The Urdu ghazal (lyric) tradition that this poem comes out of takes a lot of explanation, but what you really need to know is that much of its aesthetic punch comes from the ambiguity of the beloved's identity. The beloved can either be a person or it can be God (because God, like a coquettish person, is unattainable and yet we long for "union" [visaal] with Him), and the ghazal poets never let us decide one way or the other. Every statement can either be taken as a profound musing on man's relationship to Divinity or as a thoroughly profane expression of desire.

It's hard to explain why good poetry in a language that works nothing like English is good, but here goes:

These two lines by Faiz are a tour de force because of their balanced structure. Each is built around the same four simple words: "nahiin... to... hii sahii."
  • Nahiin means "not" in Urdu so each line begins with emphatic negation. 

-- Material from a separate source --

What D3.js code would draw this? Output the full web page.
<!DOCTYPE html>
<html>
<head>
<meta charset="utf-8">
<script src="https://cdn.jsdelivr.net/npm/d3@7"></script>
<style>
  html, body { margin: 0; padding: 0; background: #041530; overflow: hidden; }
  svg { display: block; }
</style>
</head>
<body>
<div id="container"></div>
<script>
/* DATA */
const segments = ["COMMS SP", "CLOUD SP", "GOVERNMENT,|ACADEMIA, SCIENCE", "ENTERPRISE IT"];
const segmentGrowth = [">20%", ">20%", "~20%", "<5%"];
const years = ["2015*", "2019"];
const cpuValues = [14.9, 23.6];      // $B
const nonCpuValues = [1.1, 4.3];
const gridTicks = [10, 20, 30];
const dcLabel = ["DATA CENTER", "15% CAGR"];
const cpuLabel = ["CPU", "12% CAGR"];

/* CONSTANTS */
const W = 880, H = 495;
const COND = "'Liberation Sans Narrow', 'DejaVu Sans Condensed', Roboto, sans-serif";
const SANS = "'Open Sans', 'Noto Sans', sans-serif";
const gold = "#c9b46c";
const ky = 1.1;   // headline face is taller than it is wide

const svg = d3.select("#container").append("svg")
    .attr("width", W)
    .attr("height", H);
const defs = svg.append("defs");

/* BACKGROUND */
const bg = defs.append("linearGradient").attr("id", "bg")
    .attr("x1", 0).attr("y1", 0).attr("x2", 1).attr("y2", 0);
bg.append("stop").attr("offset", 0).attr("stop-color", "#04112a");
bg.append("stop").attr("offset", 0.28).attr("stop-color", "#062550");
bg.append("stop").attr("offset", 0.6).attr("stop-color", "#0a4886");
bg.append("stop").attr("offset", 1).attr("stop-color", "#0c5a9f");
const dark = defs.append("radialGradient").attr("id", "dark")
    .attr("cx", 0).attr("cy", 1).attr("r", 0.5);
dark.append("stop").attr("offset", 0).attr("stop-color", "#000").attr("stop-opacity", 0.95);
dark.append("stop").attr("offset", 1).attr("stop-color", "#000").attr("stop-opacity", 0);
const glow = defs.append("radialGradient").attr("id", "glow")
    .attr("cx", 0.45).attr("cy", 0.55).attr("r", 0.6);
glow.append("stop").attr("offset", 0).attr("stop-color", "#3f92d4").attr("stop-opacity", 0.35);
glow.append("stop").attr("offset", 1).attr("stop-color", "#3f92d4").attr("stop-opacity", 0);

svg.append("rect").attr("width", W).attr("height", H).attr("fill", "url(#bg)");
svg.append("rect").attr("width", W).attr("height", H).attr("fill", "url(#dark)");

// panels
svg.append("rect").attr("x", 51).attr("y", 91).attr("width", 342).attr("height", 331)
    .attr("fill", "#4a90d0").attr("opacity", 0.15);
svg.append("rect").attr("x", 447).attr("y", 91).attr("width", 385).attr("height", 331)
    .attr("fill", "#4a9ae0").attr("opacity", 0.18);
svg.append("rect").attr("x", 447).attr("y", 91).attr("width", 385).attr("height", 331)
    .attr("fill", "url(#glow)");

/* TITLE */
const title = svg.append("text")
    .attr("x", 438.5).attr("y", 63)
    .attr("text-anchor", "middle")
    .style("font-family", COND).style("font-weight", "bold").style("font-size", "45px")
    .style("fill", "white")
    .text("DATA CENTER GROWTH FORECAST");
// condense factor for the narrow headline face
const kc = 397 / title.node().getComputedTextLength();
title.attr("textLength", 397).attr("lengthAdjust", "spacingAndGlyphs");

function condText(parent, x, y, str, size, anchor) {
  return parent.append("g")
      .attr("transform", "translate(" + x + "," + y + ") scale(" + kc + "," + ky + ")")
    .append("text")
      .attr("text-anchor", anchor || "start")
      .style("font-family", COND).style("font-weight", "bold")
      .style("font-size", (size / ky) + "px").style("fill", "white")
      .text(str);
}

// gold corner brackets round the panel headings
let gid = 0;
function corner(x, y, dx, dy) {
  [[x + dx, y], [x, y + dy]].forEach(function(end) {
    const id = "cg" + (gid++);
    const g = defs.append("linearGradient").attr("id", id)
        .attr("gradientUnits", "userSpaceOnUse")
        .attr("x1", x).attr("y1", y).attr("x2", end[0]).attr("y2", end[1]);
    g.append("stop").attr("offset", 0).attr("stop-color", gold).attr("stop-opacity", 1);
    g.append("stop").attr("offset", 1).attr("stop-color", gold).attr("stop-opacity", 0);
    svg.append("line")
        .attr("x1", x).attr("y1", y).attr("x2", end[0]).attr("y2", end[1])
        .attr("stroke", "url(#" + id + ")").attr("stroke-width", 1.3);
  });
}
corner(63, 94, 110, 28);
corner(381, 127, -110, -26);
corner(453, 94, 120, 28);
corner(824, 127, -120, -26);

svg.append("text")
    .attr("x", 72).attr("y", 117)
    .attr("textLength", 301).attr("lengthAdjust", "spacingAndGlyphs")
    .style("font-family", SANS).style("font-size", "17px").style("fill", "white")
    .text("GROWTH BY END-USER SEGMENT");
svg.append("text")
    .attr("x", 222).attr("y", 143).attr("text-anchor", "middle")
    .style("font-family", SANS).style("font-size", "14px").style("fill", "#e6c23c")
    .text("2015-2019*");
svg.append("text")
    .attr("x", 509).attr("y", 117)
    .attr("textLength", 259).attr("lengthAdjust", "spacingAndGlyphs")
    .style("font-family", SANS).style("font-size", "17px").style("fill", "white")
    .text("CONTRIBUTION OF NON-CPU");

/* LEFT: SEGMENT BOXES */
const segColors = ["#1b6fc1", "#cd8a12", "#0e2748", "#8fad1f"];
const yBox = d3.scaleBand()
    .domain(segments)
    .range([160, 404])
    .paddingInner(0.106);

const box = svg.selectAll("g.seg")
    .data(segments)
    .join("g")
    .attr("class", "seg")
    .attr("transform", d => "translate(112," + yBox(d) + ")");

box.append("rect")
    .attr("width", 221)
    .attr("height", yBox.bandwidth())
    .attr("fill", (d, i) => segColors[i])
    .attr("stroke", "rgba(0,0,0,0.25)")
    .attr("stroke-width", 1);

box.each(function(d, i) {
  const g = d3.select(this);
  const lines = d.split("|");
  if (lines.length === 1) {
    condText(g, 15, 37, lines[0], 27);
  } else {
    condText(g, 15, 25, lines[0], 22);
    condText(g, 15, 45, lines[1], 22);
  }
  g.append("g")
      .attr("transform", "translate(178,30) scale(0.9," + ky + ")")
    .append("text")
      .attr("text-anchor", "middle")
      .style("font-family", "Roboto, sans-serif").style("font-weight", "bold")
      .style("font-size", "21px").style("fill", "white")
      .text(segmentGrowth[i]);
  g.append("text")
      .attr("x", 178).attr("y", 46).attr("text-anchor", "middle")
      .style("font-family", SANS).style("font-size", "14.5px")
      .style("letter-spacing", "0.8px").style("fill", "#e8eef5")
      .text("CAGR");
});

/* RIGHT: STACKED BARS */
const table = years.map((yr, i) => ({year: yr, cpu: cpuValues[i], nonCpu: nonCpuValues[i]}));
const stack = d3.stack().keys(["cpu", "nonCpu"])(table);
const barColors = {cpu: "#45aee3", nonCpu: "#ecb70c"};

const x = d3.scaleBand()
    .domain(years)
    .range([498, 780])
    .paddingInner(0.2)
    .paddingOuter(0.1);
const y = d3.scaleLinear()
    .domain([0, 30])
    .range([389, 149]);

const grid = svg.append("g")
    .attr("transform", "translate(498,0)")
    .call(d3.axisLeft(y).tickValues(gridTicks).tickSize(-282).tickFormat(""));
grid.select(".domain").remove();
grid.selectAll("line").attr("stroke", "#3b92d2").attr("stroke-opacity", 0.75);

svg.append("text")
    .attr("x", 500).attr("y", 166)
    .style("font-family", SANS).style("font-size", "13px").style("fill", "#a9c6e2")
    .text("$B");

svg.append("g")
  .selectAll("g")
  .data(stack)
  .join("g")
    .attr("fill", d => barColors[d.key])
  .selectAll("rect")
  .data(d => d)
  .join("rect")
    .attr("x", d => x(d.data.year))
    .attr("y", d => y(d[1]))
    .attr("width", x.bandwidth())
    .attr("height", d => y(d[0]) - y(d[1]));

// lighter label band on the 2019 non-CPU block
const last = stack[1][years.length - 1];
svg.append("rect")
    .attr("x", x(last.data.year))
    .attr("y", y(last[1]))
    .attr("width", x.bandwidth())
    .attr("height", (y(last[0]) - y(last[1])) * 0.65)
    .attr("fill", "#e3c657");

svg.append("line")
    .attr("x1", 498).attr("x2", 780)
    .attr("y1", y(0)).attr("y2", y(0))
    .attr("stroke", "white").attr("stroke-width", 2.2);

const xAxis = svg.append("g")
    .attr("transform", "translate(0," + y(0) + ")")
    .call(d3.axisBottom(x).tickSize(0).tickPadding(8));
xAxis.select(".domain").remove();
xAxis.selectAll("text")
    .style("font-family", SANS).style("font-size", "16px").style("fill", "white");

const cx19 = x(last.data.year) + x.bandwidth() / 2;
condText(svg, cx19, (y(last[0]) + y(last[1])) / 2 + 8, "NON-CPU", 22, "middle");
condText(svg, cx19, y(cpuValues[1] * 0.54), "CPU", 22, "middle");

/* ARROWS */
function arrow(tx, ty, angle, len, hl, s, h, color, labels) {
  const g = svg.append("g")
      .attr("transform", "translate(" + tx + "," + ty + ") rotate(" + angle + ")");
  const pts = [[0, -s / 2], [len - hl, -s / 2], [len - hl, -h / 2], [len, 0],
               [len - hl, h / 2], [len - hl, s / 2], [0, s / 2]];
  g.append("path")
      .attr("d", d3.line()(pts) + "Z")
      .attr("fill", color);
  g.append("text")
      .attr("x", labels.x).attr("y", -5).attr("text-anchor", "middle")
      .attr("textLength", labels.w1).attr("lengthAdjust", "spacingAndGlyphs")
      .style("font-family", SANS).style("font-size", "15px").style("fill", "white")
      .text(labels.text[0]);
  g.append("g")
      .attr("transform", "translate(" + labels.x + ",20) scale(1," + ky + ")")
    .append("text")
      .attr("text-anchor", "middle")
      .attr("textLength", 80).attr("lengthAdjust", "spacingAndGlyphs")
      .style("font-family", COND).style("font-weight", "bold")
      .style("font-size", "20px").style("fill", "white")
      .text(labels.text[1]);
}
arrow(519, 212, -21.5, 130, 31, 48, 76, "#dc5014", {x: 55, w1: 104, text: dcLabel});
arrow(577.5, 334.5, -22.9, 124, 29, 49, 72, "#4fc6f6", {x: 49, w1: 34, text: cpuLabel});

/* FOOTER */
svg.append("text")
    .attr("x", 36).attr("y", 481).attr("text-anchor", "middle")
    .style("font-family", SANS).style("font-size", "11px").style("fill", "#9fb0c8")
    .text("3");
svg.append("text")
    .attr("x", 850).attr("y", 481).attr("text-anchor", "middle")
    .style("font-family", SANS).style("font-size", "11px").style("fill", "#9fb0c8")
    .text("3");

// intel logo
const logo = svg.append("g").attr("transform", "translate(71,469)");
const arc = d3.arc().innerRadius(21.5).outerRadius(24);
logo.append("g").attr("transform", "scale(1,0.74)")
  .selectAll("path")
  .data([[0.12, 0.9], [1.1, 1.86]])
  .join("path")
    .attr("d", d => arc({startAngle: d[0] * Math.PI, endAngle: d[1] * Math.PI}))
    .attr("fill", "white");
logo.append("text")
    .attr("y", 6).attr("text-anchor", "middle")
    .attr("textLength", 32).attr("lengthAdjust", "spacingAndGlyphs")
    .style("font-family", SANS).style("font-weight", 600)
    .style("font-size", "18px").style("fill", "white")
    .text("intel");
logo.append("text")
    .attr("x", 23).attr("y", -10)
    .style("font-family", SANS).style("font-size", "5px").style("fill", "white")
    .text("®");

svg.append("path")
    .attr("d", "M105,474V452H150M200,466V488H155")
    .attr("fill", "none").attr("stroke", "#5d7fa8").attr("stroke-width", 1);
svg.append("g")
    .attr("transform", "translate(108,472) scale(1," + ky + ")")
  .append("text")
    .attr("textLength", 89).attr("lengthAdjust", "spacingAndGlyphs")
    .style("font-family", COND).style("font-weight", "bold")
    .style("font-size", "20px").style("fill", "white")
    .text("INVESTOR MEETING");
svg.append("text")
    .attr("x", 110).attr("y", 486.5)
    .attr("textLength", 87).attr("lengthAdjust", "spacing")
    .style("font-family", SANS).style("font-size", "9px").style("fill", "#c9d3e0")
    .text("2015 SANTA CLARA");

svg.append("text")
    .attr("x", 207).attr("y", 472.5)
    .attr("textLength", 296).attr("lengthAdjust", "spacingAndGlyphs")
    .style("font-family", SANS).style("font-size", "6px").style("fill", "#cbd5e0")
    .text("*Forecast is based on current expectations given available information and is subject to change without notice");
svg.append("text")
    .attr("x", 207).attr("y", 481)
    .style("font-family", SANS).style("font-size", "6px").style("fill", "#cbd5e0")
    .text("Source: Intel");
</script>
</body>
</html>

  • The hinge of the line is the word to, which can either be a filler word like "so" in English or  imply a contrast ("then"). It's a very innocent word that does so much here because it's the barrier between failure and success, between goal and process. 
  • Like to, hii is a word that has many uses, but primarily it just intensifies the preceding word (I opted for "itself" in the translation, but it's not that clunky in Urdu). Finally, sahii is an inspired choice because it means "so be it" and "indeed" on its own but it often forms expressions with to, so it refers back to the middle of the line by becoming to...sahii. This implies resignation on the part of the speaker, but sahii is also a homonym of the word sahih, which means "true," so another interpretation of the couplet is that the search and the desire are true in themselves, that you don't need the goal.

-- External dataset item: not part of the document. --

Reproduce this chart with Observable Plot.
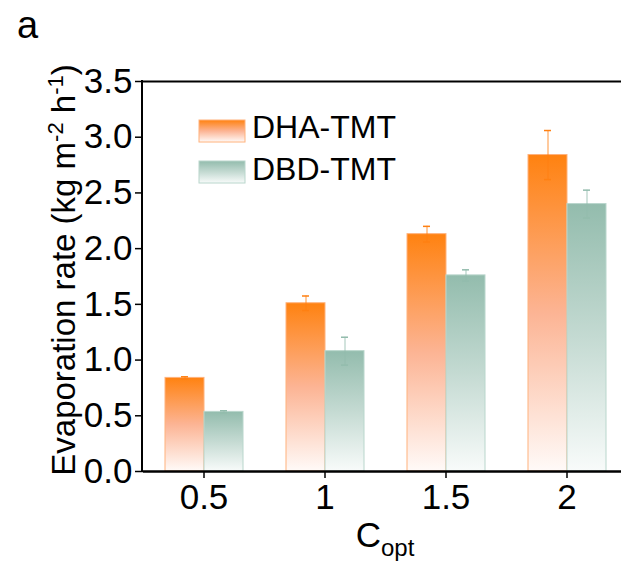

The other words in the poem are some of the keywords of the poetic tradition. The speaker always looks for a glance [nigah] of (or from) his beloved, and even better for union [visaal] with his beloved--but of course he never attains either. The search [justajuu] and the desire [aarzuu] are traditional for a lover. This constellation of terms binds the poem to the classical Urdu tradition, but like so much of Faiz's work, the poem's sentiment feels modern even as it engages the tradition.

The great Pakistani songstress Abida Parveen has rendered it beautifully (you can watch it online).